• PROBLEM DETAILS
Return the listing below unchanged, minus its pictures.

---------- MATERIAL PROVIDED ----------

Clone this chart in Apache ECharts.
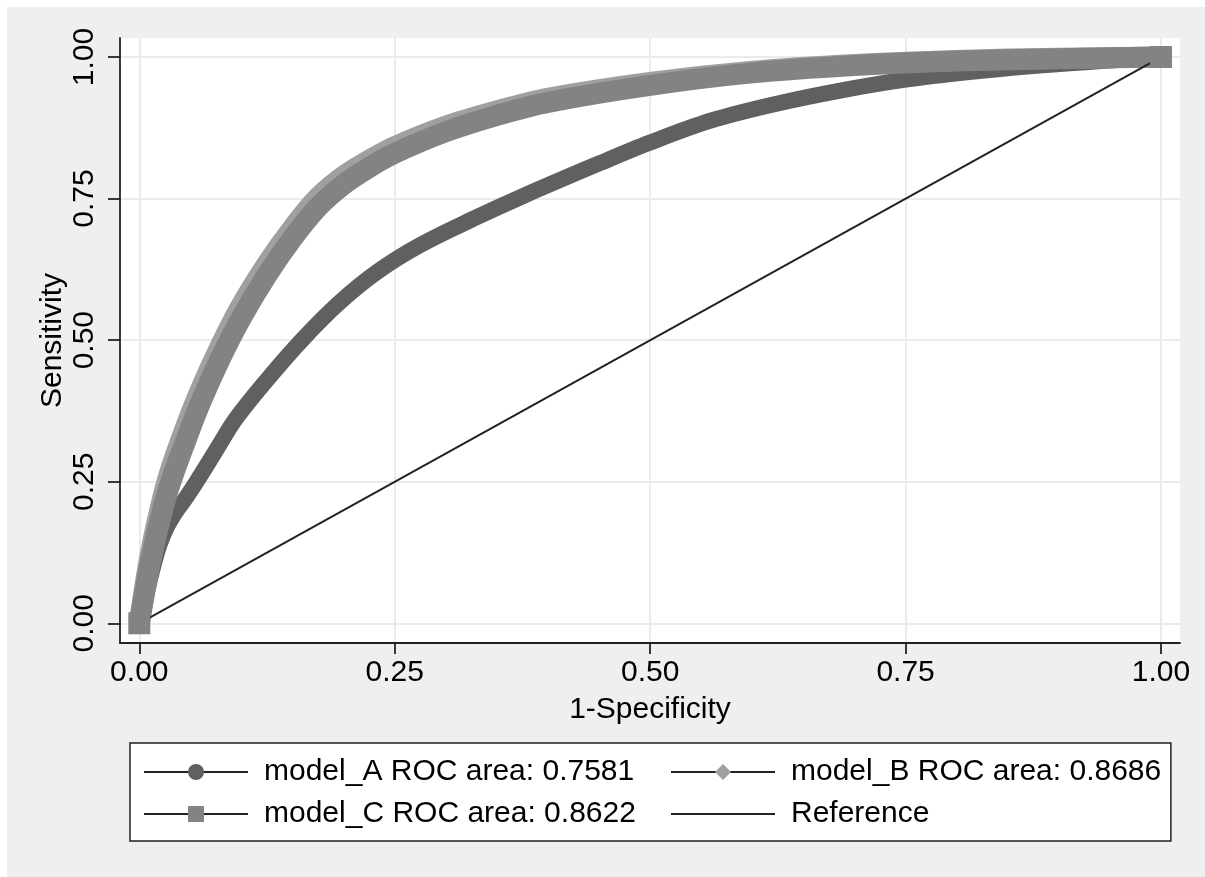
<!DOCTYPE html>
<html>
<head>
<meta charset="utf-8">
<title>ROC curves</title>
<script src="https://cdn.jsdelivr.net/npm/echarts@6.0.0/dist/echarts.min.js"></script>
<style>
  html, body { margin: 0; padding: 0; background: #efefef; overflow: hidden; }
  #chart { position: absolute; left: 0; top: 0; width: 1205px; height: 877px; }
  /* 左边和上边的白色页边 */
  .edge { position: absolute; left: 0; top: 0; background: #fff; z-index: 10; }
  #edge-top { width: 1205px; height: 7px; }
  #edge-left { width: 7px; height: 877px; }
</style>
</head>
<body>
<div id="chart"></div>
<div class="edge" id="edge-top"></div>
<div class="edge" id="edge-left"></div>
<script>
// ROC 曲线数据 (1-Specificity, Sensitivity)
const fprA = [0, 0.005, 0.01, 0.015, 0.02, 0.027, 0.035, 0.045, 0.056, 0.075, 0.094, 0.125, 0.159, 0.195, 0.234, 0.275, 0.329, 0.375, 0.45, 0.5, 0.56, 0.625, 0.69, 0.75, 0.81, 0.875, 0.935, 1];
const tprA = [0, 0.035, 0.075, 0.11, 0.14, 0.17, 0.195, 0.22, 0.25, 0.305, 0.36, 0.43, 0.5, 0.565, 0.622, 0.668, 0.716, 0.754, 0.812, 0.849, 0.888, 0.918, 0.942, 0.96, 0.973, 0.984, 0.992, 1];

const fprB = [0, 0.01, 0.02, 0.03, 0.045, 0.06, 0.08, 0.1, 0.125, 0.15, 0.175, 0.2, 0.225, 0.25, 0.3, 0.35, 0.4, 0.5, 0.6, 0.7, 0.8, 0.9, 1];
const tprB = [0, 0.115, 0.2, 0.268, 0.345, 0.413, 0.492, 0.562, 0.635, 0.698, 0.752, 0.79, 0.818, 0.842, 0.878, 0.905, 0.927, 0.955, 0.975, 0.987, 0.994, 0.998, 1];

const fprC = [0, 0.01, 0.02, 0.03, 0.045, 0.06, 0.08, 0.1, 0.125, 0.15, 0.175, 0.2, 0.225, 0.25, 0.3, 0.35, 0.4, 0.5, 0.6, 0.7, 0.8, 0.9, 1];
const tprC = [0, 0.1, 0.18, 0.245, 0.32, 0.39, 0.47, 0.54, 0.615, 0.68, 0.735, 0.775, 0.805, 0.83, 0.868, 0.897, 0.92, 0.95, 0.972, 0.985, 0.993, 0.997, 1];

const refX = [0, 1];
const refY = [0, 1];

const seriesNames = ['model_A ROC area: 0.7581', 'model_B ROC area: 0.8686', 'model_C ROC area: 0.8622', 'Reference'];
const tickLabels = ['0.00', '0.25', '0.50', '0.75', '1.00'];

const FONT = '"Liberation Sans", Arial, sans-serif';
const AXIS_COLOR = '#222';
const GRID_COLOR = '#ebebeb';

function pairs(xs, ys) {
  return xs.map((x, i) => [x, ys[i]]);
}

// 只在曲线两端画标记
function endMarker(size, count) {
  return function (val, params) {
    return params.dataIndex === 0 || params.dataIndex === count - 1 ? size : 0;
  };
}

function rocSeries(name, xs, ys, color, symbol, width) {
  return {
    name: name,
    type: 'line',
    xAxisIndex: 0,
    yAxisIndex: 0,
    data: pairs(xs, ys),
    smooth: 0.35,
    symbol: symbol,
    symbolSize: endMarker(width + 1, xs.length),
    showAllSymbol: true,
    itemStyle: { color: color },
    lineStyle: { color: color, width: width, join: 'round' },
    emphasis: { disabled: true },
  };
}

const chart = echarts.init(document.getElementById('chart'), null, { renderer: 'canvas' });

const legendCommon = {
  orient: 'vertical',
  top: 743,
  itemWidth: 104,
  itemHeight: 20,
  itemGap: 12,
  selectedMode: false,
  lineStyle: { color: AXIS_COLOR, width: 2 },
  textStyle: { fontSize: 30, color: '#000', fontFamily: FONT, padding: [0, 0, 0, 11] },
};

const option = {
  animation: false,
  backgroundColor: '#efefef',
  textStyle: { fontFamily: FONT },
  grid: [
    // 主绘图区
    { left: 120, right: 25, top: 38, bottom: 234, backgroundColor: '#fff', show: true, borderWidth: 0 },
    // x 轴刻度
    { left: 139.3, right: 44, top: 38, bottom: 234 },
    // y 轴刻度
    { left: 120, right: 25, top: 57, bottom: 253.7 },
  ],
  xAxis: [
    {
      gridIndex: 0,
      type: 'value',
      min: -0.0189,
      max: 1.0186,
      axisLine: { show: true, onZero: false, lineStyle: { color: AXIS_COLOR, width: 1.8 } },
      axisTick: { show: false },
      axisLabel: { show: false },
      splitLine: { show: false },
      name: '1-Specificity',
      nameLocation: 'middle',
      nameGap: 52,
      nameTextStyle: { fontSize: 30, color: '#000', fontFamily: FONT },
    },
    {
      gridIndex: 1,
      type: 'value',
      min: 0,
      max: 1,
      interval: 0.25,
      axisLine: { show: false, onZero: false },
      axisTick: { show: true, length: 11, lineStyle: { color: AXIS_COLOR, width: 1.8 } },
      axisLabel: {
        fontSize: 30,
        color: '#000',
        margin: 15,
        formatter: (v) => tickLabels[Math.round(v * 4)],
      },
      splitLine: { show: true, lineStyle: { color: GRID_COLOR, width: 2 } },
    },
    { gridIndex: 2, type: 'value', show: false, axisLine: { onZero: false } },
  ],
  yAxis: [
    {
      gridIndex: 0,
      type: 'value',
      min: -0.0348,
      max: 1.0336,
      axisLine: { show: true, onZero: false, lineStyle: { color: AXIS_COLOR, width: 1.8 } },
      axisTick: { show: false },
      axisLabel: { show: false },
      splitLine: { show: false },
      name: 'Sensitivity',
      nameLocation: 'middle',
      nameGap: 52,
      nameTextStyle: { fontSize: 30, color: '#000', fontFamily: FONT },
    },
    { gridIndex: 1, type: 'value', show: false, axisLine: { onZero: false } },
    {
      gridIndex: 2,
      type: 'value',
      min: 0,
      max: 1,
      interval: 0.25,
      axisLine: { show: false, onZero: false },
      axisTick: { show: true, length: 12, lineStyle: { color: AXIS_COLOR, width: 1.8 } },
      axisLabel: {
        fontSize: 30,
        color: '#000',
        margin: 20,
        rotate: 90,
        formatter: (v) => tickLabels[Math.round(v * 4)],
      },
      splitLine: { show: true, lineStyle: { color: GRID_COLOR, width: 2 } },
    },
  ],
  legend: [
    Object.assign({}, legendCommon, {
      left: 130,
      z: 3,
      padding: [14, 535, 12, 13],
      backgroundColor: '#fff',
      borderColor: AXIS_COLOR,
      borderWidth: 1.5,
      borderRadius: 0,
      data: [seriesNames[0], seriesNames[2]],
    }),
    Object.assign({}, legendCommon, {
      left: 670,
      z: 5,
      padding: [14, 0, 12, 0],
      data: [
        seriesNames[1],
        { name: seriesNames[3], icon: 'path://M0,0H100V2H0Z' },
      ],
    }),
  ],
  series: [
    rocSeries(seriesNames[0], fprA, tprA, '#606060', 'circle', 16),
    rocSeries(seriesNames[1], fprB, tprB, '#a0a0a0', 'diamond', 21),
    rocSeries(seriesNames[2], fprC, tprC, '#838383', 'rect', 21),
    {
      name: seriesNames[3],
      type: 'line',
      xAxisIndex: 0,
      yAxisIndex: 0,
      z: 3,
      data: pairs(refX, refY),
      symbol: 'none',
      itemStyle: { color: AXIS_COLOR },
      lineStyle: { color: AXIS_COLOR, width: 2 },
      emphasis: { disabled: true },
    },
  ],
};

chart.setOption(option);
</script>
</body>
</html>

----------

• FINAL RESULT
Clone this chart in Apache ECharts.
<!DOCTYPE html>
<html>
<head>
<meta charset="utf-8">
<title>ROC curves</title>
<script src="https://cdn.jsdelivr.net/npm/echarts@6.0.0/dist/echarts.min.js"></script>
<style>
  html, body { margin: 0; padding: 0; background: #efefef; overflow: hidden; }
  #chart { position: absolute; left: 0; top: 0; width: 1205px; height: 877px; }
  /* 左边和上边的白色页边 */
  .edge { position: absolute; left: 0; top: 0; background: #fff; z-index: 10; }
  #edge-top { width: 1205px; height: 7px; }
  #edge-left { width: 7px; height: 877px; }
</style>
</head>
<body>
<div id="chart"></div>
<div class="edge" id="edge-top"></div>
<div class="edge" id="edge-left"></div>
<script>
// ROC 曲线数据 (1-Specificity, Sensitivity)
const fprA = [0, 0.005, 0.01, 0.015, 0.02, 0.027, 0.035, 0.045, 0.056, 0.075, 0.094, 0.125, 0.159, 0.195, 0.234, 0.275, 0.329, 0.375, 0.45, 0.5, 0.56, 0.625, 0.69, 0.75, 0.81, 0.875, 0.935, 1];
const tprA = [0, 0.035, 0.075, 0.11, 0.14, 0.17, 0.195, 0.22, 0.25, 0.305, 0.36, 0.43, 0.5, 0.565, 0.622, 0.668, 0.716, 0.754, 0.812, 0.849, 0.888, 0.918, 0.942, 0.96, 0.973, 0.984, 0.992, 1];

const fprB = [0, 0.01, 0.02, 0.03, 0.045, 0.06, 0.08, 0.1, 0.125, 0.15, 0.175, 0.2, 0.225, 0.25, 0.3, 0.35, 0.4, 0.5, 0.6, 0.7, 0.8, 0.9, 1];
const tprB = [0, 0.115, 0.2, 0.268, 0.345, 0.413, 0.492, 0.562, 0.635, 0.698, 0.752, 0.79, 0.818, 0.842, 0.878, 0.905, 0.927, 0.955, 0.975, 0.987, 0.994, 0.998, 1];

const fprC = [0, 0.01, 0.02, 0.03, 0.045, 0.06, 0.08, 0.1, 0.125, 0.15, 0.175, 0.2, 0.225, 0.25, 0.3, 0.35, 0.4, 0.5, 0.6, 0.7, 0.8, 0.9, 1];
const tprC = [0, 0.1, 0.18, 0.245, 0.32, 0.39, 0.47, 0.54, 0.615, 0.68, 0.735, 0.775, 0.805, 0.83, 0.868, 0.897, 0.92, 0.95, 0.972, 0.985, 0.993, 0.997, 1];

const refX = [0, 1];
const refY = [0, 1];

const seriesNames = ['model_A ROC area: 0.7581', 'model_B ROC area: 0.8686', 'model_C ROC area: 0.8622', 'Reference'];
const tickLabels = ['0.00', '0.25', '0.50', '0.75', '1.00'];

const FONT = '"Liberation Sans", Arial, sans-serif';
const AXIS_COLOR = '#222';
const GRID_COLOR = '#ebebeb';

function pairs(xs, ys) {
  return xs.map((x, i) => [x, ys[i]]);
}

// 只在曲线两端画标记
function endMarker(size, count) {
  return function (val, params) {
    return params.dataIndex === 0 || params.dataIndex === count - 1 ? size : 0;
  };
}

function rocSeries(name, xs, ys, color, symbol, width) {
  return {
    name: name,
    type: 'line',
    xAxisIndex: 0,
    yAxisIndex: 0,
    data: pairs(xs, ys),
    smooth: 0.35,
    symbol: symbol,
    symbolSize: endMarker(width + 1, xs.length),
    showAllSymbol: true,
    itemStyle: { color: color },
    lineStyle: { color: color, width: width, join: 'round' },
    emphasis: { disabled: true },
  };
}

const chart = echarts.init(document.getElementById('chart'), null, { renderer: 'canvas' });

const legendCommon = {
  orient: 'vertical',
  top: 743,
  itemWidth: 104,
  itemHeight: 20,
  itemGap: 12,
  selectedMode: false,
  lineStyle: { color: AXIS_COLOR, width: 2 },
  textStyle: { fontSize: 30, color: '#000', fontFamily: FONT, padding: [0, 0, 0, 11] },
};

const option = {
  animation: false,
  backgroundColor: '#efefef',
  textStyle: { fontFamily: FONT },
  grid: [
    // 主绘图区
    { left: 120, right: 25, top: 38, bottom: 234, backgroundColor: '#fff', show: true, borderWidth: 0 },
    // x 轴刻度
    { left: 139.3, right: 44, top: 38, bottom: 234 },
    // y 轴刻度
    { left: 120, right: 25, top: 57, bottom: 253.7 },
  ],
  xAxis: [
    {
      gridIndex: 0,
      type: 'value',
      min: -0.0189,
      max: 1.0186,
      axisLine: { show: true, onZero: false, lineStyle: { color: AXIS_COLOR, width: 1.8 } },
      axisTick: { show: false },
      axisLabel: { show: false },
      splitLine: { show: false },
      name: '1-Specificity',
      nameLocation: 'middle',
      nameGap: 52,
      nameTextStyle: { fontSize: 30, color: '#000', fontFamily: FONT },
    },
    {
      gridIndex: 1,
      type: 'value',
      min: 0,
      max: 1,
      interval: 0.25,
      axisLine: { show: false, onZero: false },
      axisTick: { show: true, length: 11, lineStyle: { color: AXIS_COLOR, width: 1.8 } },
      axisLabel: {
        fontSize: 30,
        color: '#000',
        margin: 15,
        formatter: (v) => tickLabels[Math.round(v * 4)],
      },
      splitLine: { show: true, lineStyle: { color: GRID_COLOR, width: 2 } },
    },
    { gridIndex: 2, type: 'value', show: false, axisLine: { onZero: false } },
  ],
  yAxis: [
    {
      gridIndex: 0,
      type: 'value',
      min: -0.0348,
      max: 1.0336,
      axisLine: { show: true, onZero: false, lineStyle: { color: AXIS_COLOR, width: 1.8 } },
      axisTick: { show: false },
      axisLabel: { show: false },
      splitLine: { show: false },
      name: 'Sensitivity',
      nameLocation: 'middle',
      nameGap: 52,
      nameTextStyle: { fontSize: 30, color: '#000', fontFamily: FONT },
    },
    { gridIndex: 1, type: 'value', show: false, axisLine: { onZero: false } },
    {
      gridIndex: 2,
      type: 'value',
      min: 0,
      max: 1,
      interval: 0.25,
      axisLine: { show: false, onZero: false },
      axisTick: { show: true, length: 12, lineStyle: { color: AXIS_COLOR, width: 1.8 } },
      axisLabel: {
        fontSize: 30,
        color: '#000',
        margin: 20,
        rotate: 90,
        formatter: (v) => tickLabels[Math.round(v * 4)],
      },
      splitLine: { show: true, lineStyle: { color: GRID_COLOR, width: 2 } },
    },
  ],
  legend: [
    Object.assign({}, legendCommon, {
      left: 130,
      z: 3,
      padding: [14, 535, 12, 13],
      backgroundColor: '#fff',
      borderColor: AXIS_COLOR,
      borderWidth: 1.5,
      borderRadius: 0,
      data: [seriesNames[0], seriesNames[2]],
    }),
    Object.assign({}, legendCommon, {
      left: 670,
      z: 5,
      padding: [14, 0, 12, 0],
      data: [
        seriesNames[1],
        { name: seriesNames[3], icon: 'path://M0,0H100V2H0Z' },
      ],
    }),
  ],
  series: [
    rocSeries(seriesNames[0], fprA, tprA, '#606060', 'circle', 16),
    rocSeries(seriesNames[1], fprB, tprB, '#a0a0a0', 'diamond', 21),
    rocSeries(seriesNames[2], fprC, tprC, '#838383', 'rect', 21),
    {
      name: seriesNames[3],
      type: 'line',
      xAxisIndex: 0,
      yAxisIndex: 0,
      z: 3,
      data: pairs(refX, refY),
      symbol: 'none',
      itemStyle: { color: AXIS_COLOR },
      lineStyle: { color: AXIS_COLOR, width: 2 },
      emphasis: { disabled: true },
    },
  ],
};

chart.setOption(option);
</script>
</body>
</html>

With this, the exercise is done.